Es un anhelo de la condición humana que las generaciones futuras vivan mejor que las presentes. La ciencia, los derechos y la capacidad de superación han permitido a nuestras sociedades transitar la historia siempre hacia adelante, a pesar de los baches y de los retrocesos temporales. Durante los últimos setenta años, este progreso se ha acelerado de un modo extraordinario sobre la base del acceso a la democracia, la educación, la salud y la tecnología. Nunca nuestro planeta vivió niveles de prosperidad colectiva equiparables a los actuales. Nunca tuvo tantas oportunidades de tender la mano a quienes han quedado atrás.
Lamentablemente, este camino discurre hoy al borde del abismo. Nuestra incapacidad para llevar a la práctica modelos de desarrollo económico compatibles con los límites naturales del planeta, amenaza con empujarnos más allá de los puntos de no retorno. La crisis de desplazamiento forzoso y el anuncio de la sexta gran extinción de especies no humanas se han convertido en los penúltimos símbolos de una emergencia provocada en la que el calentamiento global, los desequilibrios demográficos y el acaparamiento predatorio de los recursos naturales actúan como una tormenta perfecta, amenazando lo que hemos construido hasta ahora y ralentizando futuros avances. Un proceso, en parte irreversible, que castiga de manera desproporcionada a los países y a las poblaciones más vulnerables del planeta.
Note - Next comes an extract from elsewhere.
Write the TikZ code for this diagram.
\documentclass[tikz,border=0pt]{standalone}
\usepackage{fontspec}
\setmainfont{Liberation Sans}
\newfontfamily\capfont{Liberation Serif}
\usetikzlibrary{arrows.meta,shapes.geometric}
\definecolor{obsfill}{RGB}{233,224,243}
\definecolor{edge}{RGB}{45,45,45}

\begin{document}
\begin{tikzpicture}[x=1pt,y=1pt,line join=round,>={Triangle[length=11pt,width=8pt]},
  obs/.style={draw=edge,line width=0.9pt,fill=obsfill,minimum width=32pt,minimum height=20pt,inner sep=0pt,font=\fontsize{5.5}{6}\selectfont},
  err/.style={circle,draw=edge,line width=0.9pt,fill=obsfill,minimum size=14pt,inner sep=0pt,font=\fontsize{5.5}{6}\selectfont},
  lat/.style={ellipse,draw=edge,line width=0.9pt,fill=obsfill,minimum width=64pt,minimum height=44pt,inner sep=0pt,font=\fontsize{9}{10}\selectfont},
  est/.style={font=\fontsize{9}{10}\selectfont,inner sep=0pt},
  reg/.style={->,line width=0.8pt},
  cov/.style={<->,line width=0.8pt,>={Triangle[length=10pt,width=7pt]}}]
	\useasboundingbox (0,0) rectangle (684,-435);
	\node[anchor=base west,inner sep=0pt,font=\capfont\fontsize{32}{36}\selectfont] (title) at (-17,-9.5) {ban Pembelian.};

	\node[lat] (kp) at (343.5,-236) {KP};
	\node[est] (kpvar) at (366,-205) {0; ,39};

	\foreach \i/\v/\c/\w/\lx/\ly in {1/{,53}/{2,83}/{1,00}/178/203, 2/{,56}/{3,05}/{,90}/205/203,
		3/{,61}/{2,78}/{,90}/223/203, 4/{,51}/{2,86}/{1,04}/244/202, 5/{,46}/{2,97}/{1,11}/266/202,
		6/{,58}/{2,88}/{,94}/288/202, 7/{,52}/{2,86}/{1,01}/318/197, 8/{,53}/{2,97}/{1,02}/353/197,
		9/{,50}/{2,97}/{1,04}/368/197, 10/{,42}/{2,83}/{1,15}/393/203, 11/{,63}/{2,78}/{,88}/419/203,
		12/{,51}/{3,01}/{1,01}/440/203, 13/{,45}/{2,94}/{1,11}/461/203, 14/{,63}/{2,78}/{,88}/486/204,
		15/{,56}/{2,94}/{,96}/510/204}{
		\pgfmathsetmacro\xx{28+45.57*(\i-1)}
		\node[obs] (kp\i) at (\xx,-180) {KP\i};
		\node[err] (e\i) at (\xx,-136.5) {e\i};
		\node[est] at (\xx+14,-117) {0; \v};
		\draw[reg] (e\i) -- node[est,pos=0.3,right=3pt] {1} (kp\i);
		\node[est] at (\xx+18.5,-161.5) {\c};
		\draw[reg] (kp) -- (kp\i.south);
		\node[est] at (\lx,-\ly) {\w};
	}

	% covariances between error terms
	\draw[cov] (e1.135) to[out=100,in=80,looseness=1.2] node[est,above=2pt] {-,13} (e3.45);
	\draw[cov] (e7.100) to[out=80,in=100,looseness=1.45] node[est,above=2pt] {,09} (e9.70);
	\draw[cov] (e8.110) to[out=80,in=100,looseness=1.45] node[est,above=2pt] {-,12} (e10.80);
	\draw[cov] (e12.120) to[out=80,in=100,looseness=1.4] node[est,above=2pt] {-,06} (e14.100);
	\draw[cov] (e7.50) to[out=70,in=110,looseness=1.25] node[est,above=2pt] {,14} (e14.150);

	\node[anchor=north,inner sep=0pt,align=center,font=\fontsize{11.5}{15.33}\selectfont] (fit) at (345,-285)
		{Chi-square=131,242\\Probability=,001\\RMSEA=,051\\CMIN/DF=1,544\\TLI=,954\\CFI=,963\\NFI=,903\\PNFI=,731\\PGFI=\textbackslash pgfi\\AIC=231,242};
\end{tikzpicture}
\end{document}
La Agenda 2030 nació para enfrentar estos riesgos y reorientar el rumbo. El relato científico y político de los Objetivos de Desarrollo Sostenible demanda una transformación colectiva para garantizar el futuro común sobre la base de los derechos y las responsabilidades compartidas. Un nuevo contrato social y ecológico que deja atrás los viejos dilemas entre Norte y Sur, o entre prosperidad económica y salud planetaria, porque el éxito de los primeros está indefectiblemente unido al de los segundos. Ante los desafíos del siglo XXI, sobrevivimos o nos hundimos juntos.
La ambición de esta agenda es grande, pero tenemos un plan para alcanzarla. Su éxito depende de un impulso intelectual, político y ético que ha sido hasta ahora insuficiente. Es una amarga carambola de la historia que los ODS nacieran lastrados por la recesión económica, la regresión ideológica y la distorsión informativa. Sin embargo, sería una irresponsabilidad culpable de la comunidad internacional que, a pesar de las abrumadoras señales de alarma, nuestros líderes insistieran en limitarse a un juego táctico que orilla lo realmente importante.
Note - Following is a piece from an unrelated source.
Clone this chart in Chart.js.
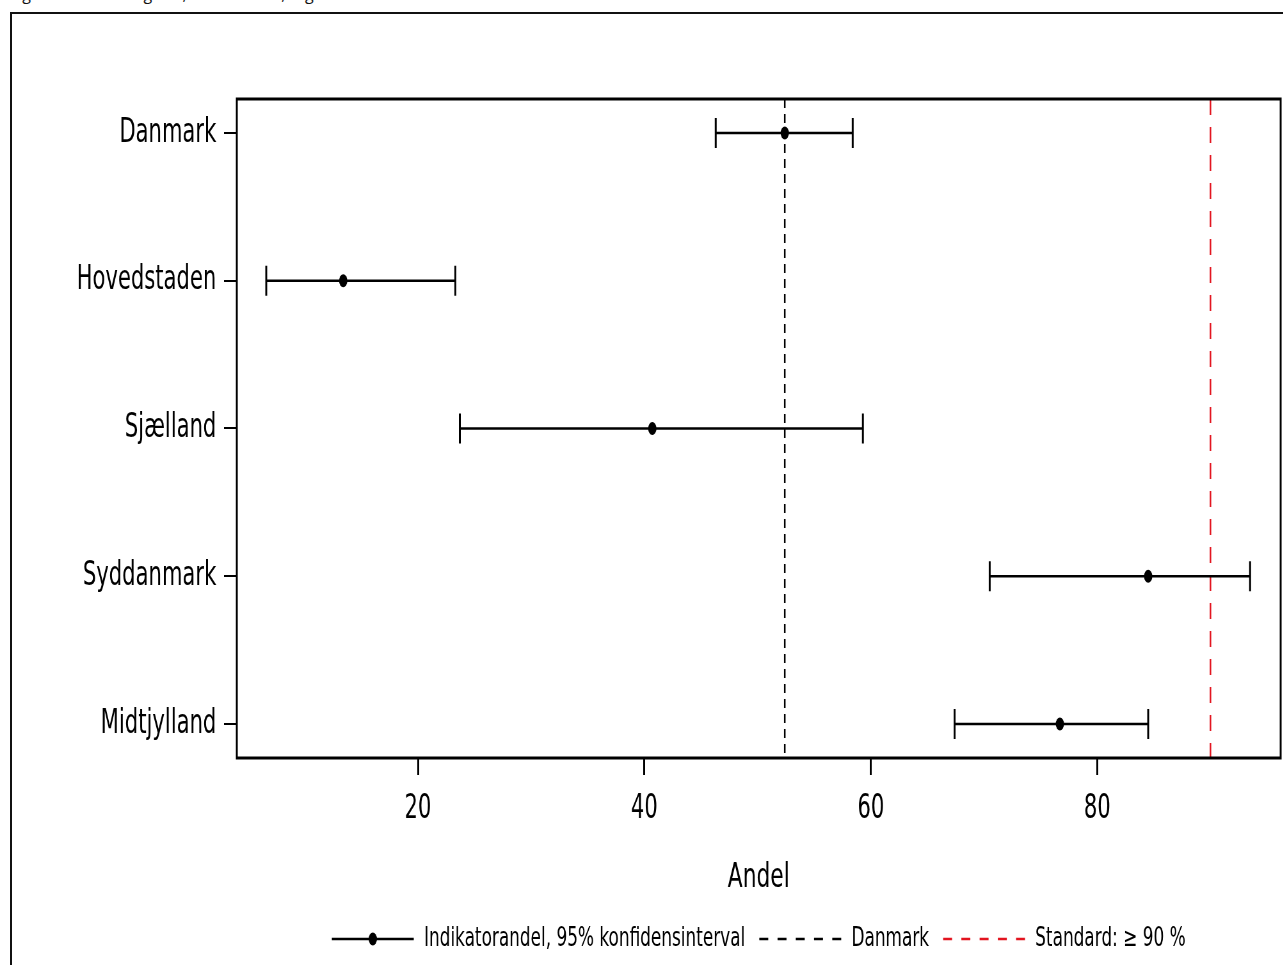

Cuando ya ha transcurrido una tercera parte del período de implementación de la Agenda 2030, conviene considerar cuidadosamente nuestros próximos pasos. El desafío es simple e imperativo: acelerar el proceso a través de una estrategia decidida para aplicar y llevar a escala las soluciones que ya están en nuestra caja de herramientas. Una estrategia que tendrá que ser en ocasiones disruptiva y arriesgada. Pero es ingenuo pensar que no existe un riesgo masivo en el status quo: no hay vuelta atrás del lugar al que nos estamos dirigiendo a zancadas.
Este es el mensaje de la reunión celebrada hoy en Madrid, que ha unido a sectores público y privado; activistas, académicos y responsables políticos; jóvenes y mayores. Juntos, apelamos a nuestras sociedades: unámonos más allá de nuestras diferencias; creemos, cuestionemos, experimentemos, fracasemos y sigamos adelante. Pero no levantemos el pie del acelerador si queremos que la Humanidad tenga un futuro. Nos lo debemos a nosotros y se lo debemos a nuestros hijos e hijas.